You must be going through a lot of shoes.
When I started this, I’d been reading about barefoot running and this whole minimalist approach to running, and it sounded pretty good, and so I felt maybe I can take a pair of shoes and run them for 250 and blow the whole running shoe business out of the water. However, I think part of the issue for me when I got injured was my shoes were thrashed, and I now get a new pair after every 10 marathons. And I like a shoe with support. I haven’t got a shoe sponsor. I basically beg, borrow and steal to get a pair, but I use a pair every 10 marathons and then I park them. So I’ll end up going through between 20 and 25 pairs for this endeavour.

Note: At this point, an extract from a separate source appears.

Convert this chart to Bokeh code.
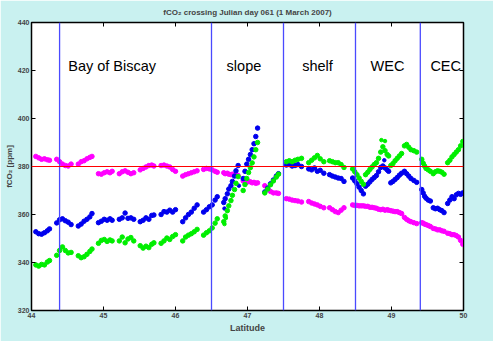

Do you ever wake up and think, “What did I get myself into here?”
Yeah, it sort of overwhelms me sometimes when somebody mentions, “You’ve done 76 and you’ve still got another 180 to go.” I’m thinking, “Oh, my god!” I can’t think of it that way. I mean, I’ve done almost a third now. But I really, as I say, I just can’t even go there. I’ve just gotta look at today. Like, I just came back from Vancouver. I did the Vancouver Marathon, and two weeks ago I did the Boston Marathon, and now I’ve just gotta look at today. [Otherwise], it’s too big. I mean, it’s just too monstrous.

Have you’ve given any thought to how it’ll feel to complete your 250th?
You know, this is a journey. I sort of visualize that day, you know — Dec. 31, when it’s done, and it’s going to be huge. It’ll be a relief, I’ll be honest. It’s a lot of focus, a lot of determination, sticking to the plan, you know, but I feel it would be a huge accomplishment.